%%

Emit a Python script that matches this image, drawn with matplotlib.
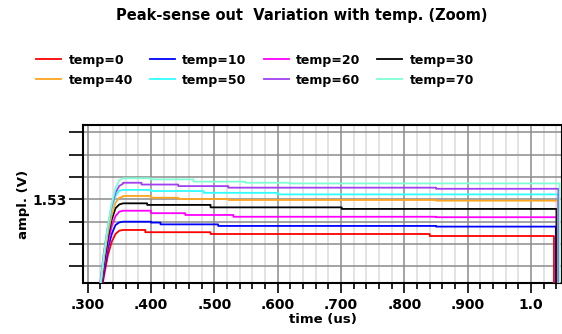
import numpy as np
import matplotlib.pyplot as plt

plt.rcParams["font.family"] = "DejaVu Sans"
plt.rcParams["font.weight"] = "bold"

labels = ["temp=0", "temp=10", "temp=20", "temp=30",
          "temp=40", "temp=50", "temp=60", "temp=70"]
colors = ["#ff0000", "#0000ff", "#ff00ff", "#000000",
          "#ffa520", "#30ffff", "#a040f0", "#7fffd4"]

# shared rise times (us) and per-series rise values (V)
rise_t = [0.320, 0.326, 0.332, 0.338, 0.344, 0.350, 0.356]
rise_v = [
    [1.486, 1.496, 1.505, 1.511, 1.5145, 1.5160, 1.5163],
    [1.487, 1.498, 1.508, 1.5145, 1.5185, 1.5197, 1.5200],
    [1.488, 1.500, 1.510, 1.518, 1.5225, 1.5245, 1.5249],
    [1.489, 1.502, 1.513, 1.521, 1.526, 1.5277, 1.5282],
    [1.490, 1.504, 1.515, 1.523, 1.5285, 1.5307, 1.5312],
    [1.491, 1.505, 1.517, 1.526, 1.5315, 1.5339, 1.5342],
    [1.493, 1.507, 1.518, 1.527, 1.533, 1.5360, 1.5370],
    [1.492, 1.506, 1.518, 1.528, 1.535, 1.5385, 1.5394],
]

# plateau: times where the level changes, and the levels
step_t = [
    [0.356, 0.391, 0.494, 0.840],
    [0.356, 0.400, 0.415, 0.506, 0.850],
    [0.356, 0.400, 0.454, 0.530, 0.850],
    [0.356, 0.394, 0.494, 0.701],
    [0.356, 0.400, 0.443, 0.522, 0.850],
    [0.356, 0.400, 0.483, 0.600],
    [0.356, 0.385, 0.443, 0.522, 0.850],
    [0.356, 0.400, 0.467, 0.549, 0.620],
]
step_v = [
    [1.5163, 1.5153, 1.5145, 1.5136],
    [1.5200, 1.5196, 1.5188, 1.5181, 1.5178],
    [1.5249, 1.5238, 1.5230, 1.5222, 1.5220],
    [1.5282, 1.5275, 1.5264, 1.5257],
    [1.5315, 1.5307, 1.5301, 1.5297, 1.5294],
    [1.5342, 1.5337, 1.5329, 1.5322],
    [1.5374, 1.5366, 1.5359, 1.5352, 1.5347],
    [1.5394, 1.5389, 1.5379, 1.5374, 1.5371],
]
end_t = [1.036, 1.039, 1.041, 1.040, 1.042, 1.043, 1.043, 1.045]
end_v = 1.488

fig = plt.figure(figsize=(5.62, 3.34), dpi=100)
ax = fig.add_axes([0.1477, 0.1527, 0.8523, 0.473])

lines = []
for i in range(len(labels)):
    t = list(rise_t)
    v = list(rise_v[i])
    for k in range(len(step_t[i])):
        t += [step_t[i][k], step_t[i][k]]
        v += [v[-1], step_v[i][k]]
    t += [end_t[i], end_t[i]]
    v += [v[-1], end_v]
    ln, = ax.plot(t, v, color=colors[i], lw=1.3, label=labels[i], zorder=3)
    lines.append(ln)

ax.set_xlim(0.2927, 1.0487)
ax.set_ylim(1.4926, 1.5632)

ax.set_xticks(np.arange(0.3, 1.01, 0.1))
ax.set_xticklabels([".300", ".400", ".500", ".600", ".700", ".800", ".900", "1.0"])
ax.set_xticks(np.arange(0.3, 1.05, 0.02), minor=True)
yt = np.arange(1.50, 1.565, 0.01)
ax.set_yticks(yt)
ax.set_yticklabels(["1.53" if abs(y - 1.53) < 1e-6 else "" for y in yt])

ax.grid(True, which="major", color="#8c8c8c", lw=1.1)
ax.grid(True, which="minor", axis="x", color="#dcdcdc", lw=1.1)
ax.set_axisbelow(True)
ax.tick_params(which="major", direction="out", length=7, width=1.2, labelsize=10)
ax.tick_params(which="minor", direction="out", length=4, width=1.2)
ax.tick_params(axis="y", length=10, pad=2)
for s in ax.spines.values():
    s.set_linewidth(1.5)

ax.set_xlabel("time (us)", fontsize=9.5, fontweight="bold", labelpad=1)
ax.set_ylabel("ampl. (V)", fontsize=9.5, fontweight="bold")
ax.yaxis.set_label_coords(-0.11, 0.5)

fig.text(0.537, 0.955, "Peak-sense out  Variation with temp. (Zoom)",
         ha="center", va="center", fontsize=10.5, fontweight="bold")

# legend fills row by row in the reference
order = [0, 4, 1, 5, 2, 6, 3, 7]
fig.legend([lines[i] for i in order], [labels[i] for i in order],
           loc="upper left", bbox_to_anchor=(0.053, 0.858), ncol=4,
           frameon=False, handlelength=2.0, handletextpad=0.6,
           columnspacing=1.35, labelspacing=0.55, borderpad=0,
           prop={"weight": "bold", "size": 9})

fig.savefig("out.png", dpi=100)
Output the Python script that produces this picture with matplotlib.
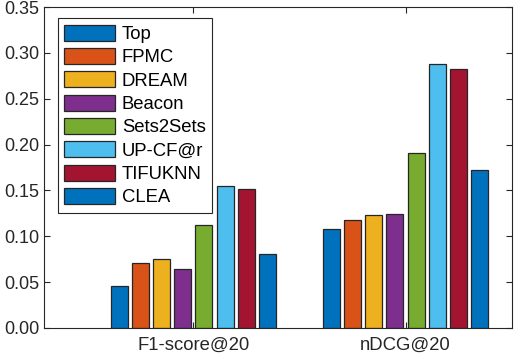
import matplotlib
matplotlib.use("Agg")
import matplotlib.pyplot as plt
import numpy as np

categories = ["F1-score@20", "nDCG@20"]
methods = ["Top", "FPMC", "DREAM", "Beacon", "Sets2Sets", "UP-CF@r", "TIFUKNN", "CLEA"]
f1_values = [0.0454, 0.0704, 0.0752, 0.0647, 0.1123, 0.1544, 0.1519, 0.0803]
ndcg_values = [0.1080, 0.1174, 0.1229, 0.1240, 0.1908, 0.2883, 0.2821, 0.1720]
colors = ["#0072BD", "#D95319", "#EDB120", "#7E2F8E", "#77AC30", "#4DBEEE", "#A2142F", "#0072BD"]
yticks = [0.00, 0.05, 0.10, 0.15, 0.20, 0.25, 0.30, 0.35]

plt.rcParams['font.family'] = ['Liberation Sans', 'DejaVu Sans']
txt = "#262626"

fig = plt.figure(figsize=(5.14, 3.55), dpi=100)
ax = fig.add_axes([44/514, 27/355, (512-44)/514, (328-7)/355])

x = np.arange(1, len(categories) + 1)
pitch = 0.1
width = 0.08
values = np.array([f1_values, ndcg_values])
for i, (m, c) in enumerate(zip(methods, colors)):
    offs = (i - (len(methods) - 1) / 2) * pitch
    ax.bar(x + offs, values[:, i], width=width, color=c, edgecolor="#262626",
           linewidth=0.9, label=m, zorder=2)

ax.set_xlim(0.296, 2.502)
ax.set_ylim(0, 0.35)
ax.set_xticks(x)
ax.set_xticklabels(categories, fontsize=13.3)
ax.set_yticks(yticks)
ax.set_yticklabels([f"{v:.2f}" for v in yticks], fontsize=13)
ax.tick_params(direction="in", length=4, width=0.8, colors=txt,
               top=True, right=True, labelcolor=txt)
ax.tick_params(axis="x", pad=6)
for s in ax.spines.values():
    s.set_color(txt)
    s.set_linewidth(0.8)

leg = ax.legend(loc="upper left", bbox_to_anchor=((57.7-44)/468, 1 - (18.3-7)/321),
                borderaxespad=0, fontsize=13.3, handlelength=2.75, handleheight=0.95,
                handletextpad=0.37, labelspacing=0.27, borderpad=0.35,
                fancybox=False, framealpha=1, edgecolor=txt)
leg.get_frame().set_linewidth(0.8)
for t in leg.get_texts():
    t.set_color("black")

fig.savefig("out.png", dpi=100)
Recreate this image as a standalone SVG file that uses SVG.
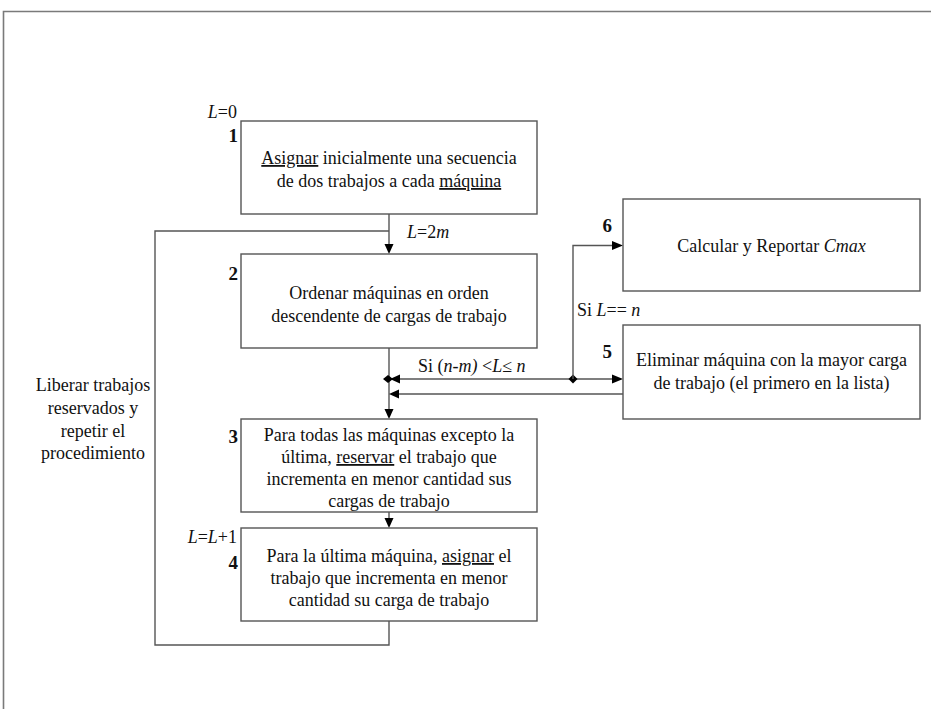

%%

Objective = Leaving the pictures out, write out exactly the lines from the line containing "Output the Python" through the line containing "s.set_linewidth(0.8)", both included.

Solution to the problem =
Output the Python script that produces this picture with matplotlib.
import matplotlib
matplotlib.use("Agg")
import matplotlib.pyplot as plt
import numpy as np

categories = ["F1-score@20", "nDCG@20"]
methods = ["Top", "FPMC", "DREAM", "Beacon", "Sets2Sets", "UP-CF@r", "TIFUKNN", "CLEA"]
f1_values = [0.0454, 0.0704, 0.0752, 0.0647, 0.1123, 0.1544, 0.1519, 0.0803]
ndcg_values = [0.1080, 0.1174, 0.1229, 0.1240, 0.1908, 0.2883, 0.2821, 0.1720]
colors = ["#0072BD", "#D95319", "#EDB120", "#7E2F8E", "#77AC30", "#4DBEEE", "#A2142F", "#0072BD"]
yticks = [0.00, 0.05, 0.10, 0.15, 0.20, 0.25, 0.30, 0.35]

plt.rcParams['font.family'] = ['Liberation Sans', 'DejaVu Sans']
txt = "#262626"

fig = plt.figure(figsize=(5.14, 3.55), dpi=100)
ax = fig.add_axes([44/514, 27/355, (512-44)/514, (328-7)/355])

x = np.arange(1, len(categories) + 1)
pitch = 0.1
width = 0.08
values = np.array([f1_values, ndcg_values])
for i, (m, c) in enumerate(zip(methods, colors)):
    offs = (i - (len(methods) - 1) / 2) * pitch
    ax.bar(x + offs, values[:, i], width=width, color=c, edgecolor="#262626",
           linewidth=0.9, label=m, zorder=2)

ax.set_xlim(0.296, 2.502)
ax.set_ylim(0, 0.35)
ax.set_xticks(x)
ax.set_xticklabels(categories, fontsize=13.3)
ax.set_yticks(yticks)
ax.set_yticklabels([f"{v:.2f}" for v in yticks], fontsize=13)
ax.tick_params(direction="in", length=4, width=0.8, colors=txt,
               top=True, right=True, labelcolor=txt)
ax.tick_params(axis="x", pad=6)
for s in ax.spines.values():
    s.set_color(txt)
    s.set_linewidth(0.8)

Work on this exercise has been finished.